4.1.04

Sunday Life

Force under fire: Internment
A disaster for the forces of law and order
04 January 2004
INTERMENT - introduced on August 9, 1971 - turned out to be a disastrous episode for Northern Ireland.

In a series of swoops, 354 out of 452 identified targets - all alleged republicans - were arrested and detained without trial.

It was Stormont PM, Brian Faulkner, who pushed the British Government for internment, despite advice from the Army's GOC, Lt General Harry Tuzo, that it was militarily unnecessary.

Against a background of increasing IRA violence, and pressure from hardliners in his own party, Faulkner wanted decisive action against the IRA.

Tuzo felt it would do more harm than good, and, instead, strongly favoured a more robust policy of short-term interrogations, utilising terms of the Special Powers Act.

Home Secretary, Reginald Maudling's insistence, that Protestants must be included on the internment arrest list, was also ignored.

And the Irish Premier, Jack Lynch, not only refused to simultaneously arrest IRA activists in the Republic, but strongly urged the British against internment, fearing "it would produce an explosion it would be impossible to contain".

The RUC chief constable, Graham Shillington, had agreed, however, that the time for internment had come.

Within 24 hours of the swoops, 13 people had been killed, as widespread rioting, shooting, arson and disorder erupted across Northern Ireland - 240 houses were destroyed in the Ardoyne district alone.

The violent reaction - on a scale totally unforeseen by the security forces - caused the authorities to drop plans for a second swoop, on 200 further suspects.

The IRA quickly demonstrated that it had been far from neutered by Faulkner's gamble.

In the pre-internment months, from January 1971, there had been over 250 explosions, and 27 people had lost their lives - two police, 10 soldiers, and 15 civilians.

In the remaining five months, after internment, the death toll jumped to 173, and explosions for the year totalled 1,022. Shooting incidents soared from 213, in 1970, to 1,756, in 1971, the vast majority of them after August 9.

Far from taking IRA leaders and activists out of circulation, as Faulkner suggested had happened, the devastating escalation in violence exposed the abysmal quality of the outdated intelligence, on which the arrests were made.

Many of those "lifted" were arrested on the basis of inadequate and inaccurate intelligence.

In some cases, fathers and sons with the same names were confused.
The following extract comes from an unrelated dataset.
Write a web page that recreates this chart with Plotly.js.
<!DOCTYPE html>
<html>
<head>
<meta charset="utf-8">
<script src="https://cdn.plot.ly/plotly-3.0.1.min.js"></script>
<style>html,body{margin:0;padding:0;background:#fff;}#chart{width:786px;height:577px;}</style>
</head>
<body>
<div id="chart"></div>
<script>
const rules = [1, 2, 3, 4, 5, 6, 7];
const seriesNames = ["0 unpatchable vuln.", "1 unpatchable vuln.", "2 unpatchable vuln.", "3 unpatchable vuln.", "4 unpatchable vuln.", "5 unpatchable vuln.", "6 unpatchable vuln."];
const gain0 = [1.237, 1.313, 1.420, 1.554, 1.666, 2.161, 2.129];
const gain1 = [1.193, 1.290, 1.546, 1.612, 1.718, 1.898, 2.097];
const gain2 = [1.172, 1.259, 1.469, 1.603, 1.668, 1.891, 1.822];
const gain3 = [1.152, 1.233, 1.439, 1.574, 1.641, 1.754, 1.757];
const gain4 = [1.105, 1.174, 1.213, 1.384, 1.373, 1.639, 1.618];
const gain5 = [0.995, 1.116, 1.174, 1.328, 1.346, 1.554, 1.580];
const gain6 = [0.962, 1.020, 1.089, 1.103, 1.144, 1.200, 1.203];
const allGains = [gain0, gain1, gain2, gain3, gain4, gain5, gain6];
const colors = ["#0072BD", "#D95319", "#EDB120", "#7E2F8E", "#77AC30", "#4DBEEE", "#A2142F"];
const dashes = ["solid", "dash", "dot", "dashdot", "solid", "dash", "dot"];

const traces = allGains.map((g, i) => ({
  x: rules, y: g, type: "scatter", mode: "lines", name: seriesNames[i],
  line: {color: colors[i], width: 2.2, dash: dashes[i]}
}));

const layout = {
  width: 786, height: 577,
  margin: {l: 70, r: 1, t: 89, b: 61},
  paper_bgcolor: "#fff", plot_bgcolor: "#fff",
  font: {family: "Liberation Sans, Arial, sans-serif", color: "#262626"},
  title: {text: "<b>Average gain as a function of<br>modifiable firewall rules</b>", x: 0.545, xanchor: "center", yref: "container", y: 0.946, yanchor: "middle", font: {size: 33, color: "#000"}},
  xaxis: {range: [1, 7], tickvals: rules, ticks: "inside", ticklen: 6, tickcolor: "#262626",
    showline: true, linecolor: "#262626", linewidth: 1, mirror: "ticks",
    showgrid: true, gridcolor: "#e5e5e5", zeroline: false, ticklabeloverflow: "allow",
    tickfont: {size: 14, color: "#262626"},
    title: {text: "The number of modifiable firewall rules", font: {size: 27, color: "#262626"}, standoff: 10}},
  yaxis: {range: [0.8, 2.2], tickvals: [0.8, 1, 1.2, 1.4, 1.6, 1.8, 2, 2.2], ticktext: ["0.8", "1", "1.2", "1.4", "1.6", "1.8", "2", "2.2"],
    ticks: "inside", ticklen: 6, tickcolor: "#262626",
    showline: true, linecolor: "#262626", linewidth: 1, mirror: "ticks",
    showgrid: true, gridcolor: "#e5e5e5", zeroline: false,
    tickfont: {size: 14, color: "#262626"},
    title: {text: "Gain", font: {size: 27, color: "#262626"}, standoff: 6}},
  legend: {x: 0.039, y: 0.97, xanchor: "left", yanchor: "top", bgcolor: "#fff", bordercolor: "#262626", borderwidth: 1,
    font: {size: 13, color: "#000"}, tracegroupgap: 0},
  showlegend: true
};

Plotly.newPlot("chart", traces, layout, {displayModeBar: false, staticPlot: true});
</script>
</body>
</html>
Many of those lifted were traditionalist, well-known republicans, no longer active in the movement. Others were peaceful civil rights activists.
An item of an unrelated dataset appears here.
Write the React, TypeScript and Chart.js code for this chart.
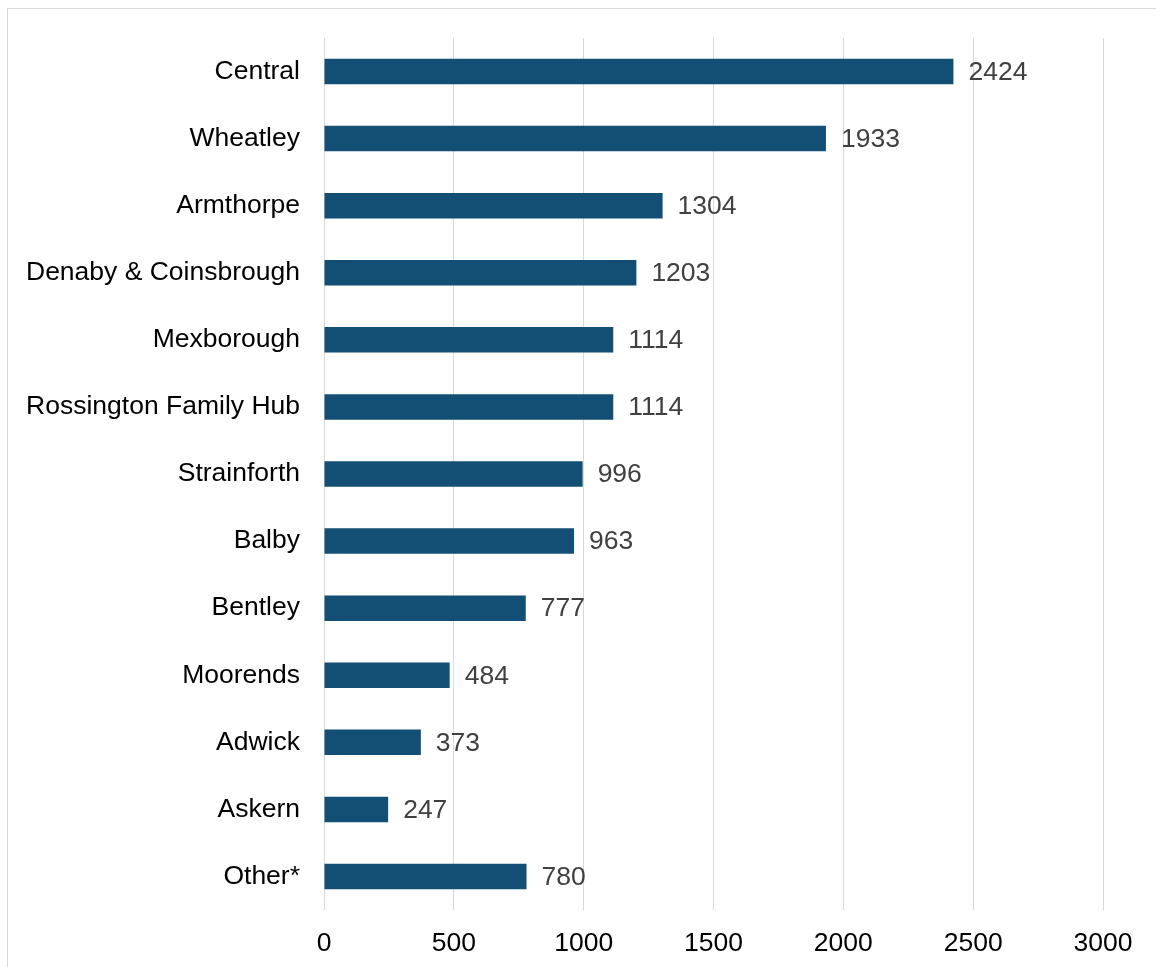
import React, { useEffect, useRef } from "react";
import { Chart, registerables } from "chart.js";

Chart.register(...registerables);

const categories = [
  "Central",
  "Wheatley",
  "Armthorpe",
  "Denaby & Coinsbrough",
  "Mexborough",
  "Rossington Family Hub",
  "Strainforth",
  "Balby",
  "Bentley",
  "Moorends",
  "Adwick",
  "Askern",
  "Other*",
];
const values = [2424, 1933, 1304, 1203, 1114, 1114, 996, 963, 777, 484, 373, 247, 780];
const xTicks = [0, 500, 1000, 1500, 2000, 2500, 3000];

const FONT = "'Liberation Sans', Arial, sans-serif";
const FS = 26.5;
const W = 1156;
const H = 967;
const LEFT = 324;
const TOP = 38;
const RIGHT_PAD = 53;
const BOTTOM = 910;

const valueLabels = {
  id: "valueLabels",
  afterDatasetsDraw(chart: any) {
    const ctx = chart.ctx;
    const meta = chart.getDatasetMeta(0);
    ctx.save();
    ctx.font = `${FS}px ${FONT}`;
    ctx.fillStyle = "#404040";
    ctx.textAlign = "left";
    ctx.textBaseline = "middle";
    meta.data.forEach((bar: any, i: number) => {
      ctx.fillText(String(values[i]), bar.x + 15, bar.y + 1);
    });
    ctx.restore();
  },
};

export default function App() {
  const ref = useRef<HTMLCanvasElement | null>(null);
  useEffect(() => {
    document.body.style.overflow = "hidden";
    const chart = new Chart(ref.current as HTMLCanvasElement, {
      type: "bar",
      data: {
        labels: categories,
        datasets: [
          {
            data: values,
            backgroundColor: "#134F74",
            borderWidth: 0,
            barPercentage: 0.38,
            categoryPercentage: 1,
          },
        ],
      },
      options: {
        indexAxis: "y",
        responsive: false,
        animation: false,
        layout: { padding: { left: 0, top: TOP, right: RIGHT_PAD, bottom: 0 } },
        plugins: { legend: { display: false }, tooltip: { enabled: false } },
        scales: {
          x: {
            min: 0,
            max: 3000,
            afterBuildTicks: (s: any) => {
              s.ticks = xTicks.map((v) => ({ value: v }));
            },
            afterFit: (s: any) => {
              s.height = H - BOTTOM;
            },
            grid: { color: "#d9d9d9", lineWidth: 1, drawTicks: false },
            border: { display: false },
            ticks: {
              color: "#000000",
              font: { family: FONT, size: FS },
              padding: 18,
              maxRotation: 0,
              callback: (v: any) => String(v),
            },
          },
          y: {
            afterFit: (s: any) => {
              s.width = LEFT;
              s.paddingTop = 0;
              s.paddingBottom = 0;
            },
            grid: { display: false, drawTicks: false },
            border: { display: false },
            ticks: {
              color: "#000000",
              font: { family: FONT, size: FS },
              padding: 24,
            },
          },
        },
      },
      plugins: [valueLabels],
    });
    return () => chart.destroy();
  }, []);

  return (
    <div
      style={{
        position: "fixed",
        left: 0,
        top: 0,
        width: W,
        height: H,
        overflow: "hidden",
        background: "#ffffff",
      }}
    >
      <div
        style={{
          position: "absolute",
          left: 7,
          top: 8,
          width: 1200,
          height: 1000,
          border: "1px solid #d9d9d9",
        }}
      />
      <canvas
        ref={ref}
        width={W}
        height={H}
        style={{ position: "absolute", left: 0, top: 0, width: W, height: H }}
      />
    </div>
  );
}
The identities of new, younger activists would take the authorities several more years to identify with any certainty, and in any numbers.

The one-sided implementation of internment, with no loyalists or Protestants arrested, justified the warning by nationalist critics that internment was the best recruiting sergeant the IRA could ever have hoped for.

Indeed, there is ample evidence that internment caused many people to become directly or indirectly involved with the IRA, and set off the uncontrollable "explosion" that Jack Lynch correctly predicted.

Despite Reginald Maudling's specific insistence that Protestants must be included on the arrest list, they were excluded at the last minute.

Faulkner told a concerned Stormont cabinet colleague that, at present, he was advised that there was no case to justify the detention of Protestants.

The attorney general, Basil Kelly, confirmed that the police had been genuinely unable to furnish them with any information, suggesting that a subversive organisation existed in the Protestant community.

This was plainly myopic.

One of the first signs of resurgent violence had come in May 1966, when Protestant extremists, designating themselves the 'Ulster Volunteer Force' , declared war on the IRA.

The warning was dismissed as the work of cranks, until a month later, when a Catholic barman was shot dead and two companions wounded, as they left a pub on the Shankill Road.

The first bombing of the Troubles, attacks on public utilities, in 1969, had been the work of loyalists, who also claimed the first police life, during a riot to protest against proposed police reforms.

By 1971, all sorts of shadowy loyalist organisations had been formed.

The omission of any Protestant subversives was a bigoted and costly blunder.

Catholics believed the RUC was being used as an instrument of repression by unionists.

More importantly, the loyalists, who would have been on a properly balanced internment list, would soon launch a campaign of brutal sectarian assassination, randomly targeting Catholics.

Dr Robert Ramsey, Faulkner's private secretary, has outlined a number of reasons for the failure of internment, including:

- "It had become so obviously 'inevitable' that many of its intended prisoners had already fled."

- "The intelligence on which the arrests were made proved to be sadly out of date . . . the Irish Republic took a cynically opportunist view of the situation, both providing a safe haven for men on the run, and adding a loud condemnatory voice against the measure, in the forum of world opinion."

- "It was seen as one sided. The arrest of some loyalist paramilitaries, who had been active a few years previously, had been considered at political level, in both Belfast and London, but on the advice of the security forces, had not been carried out."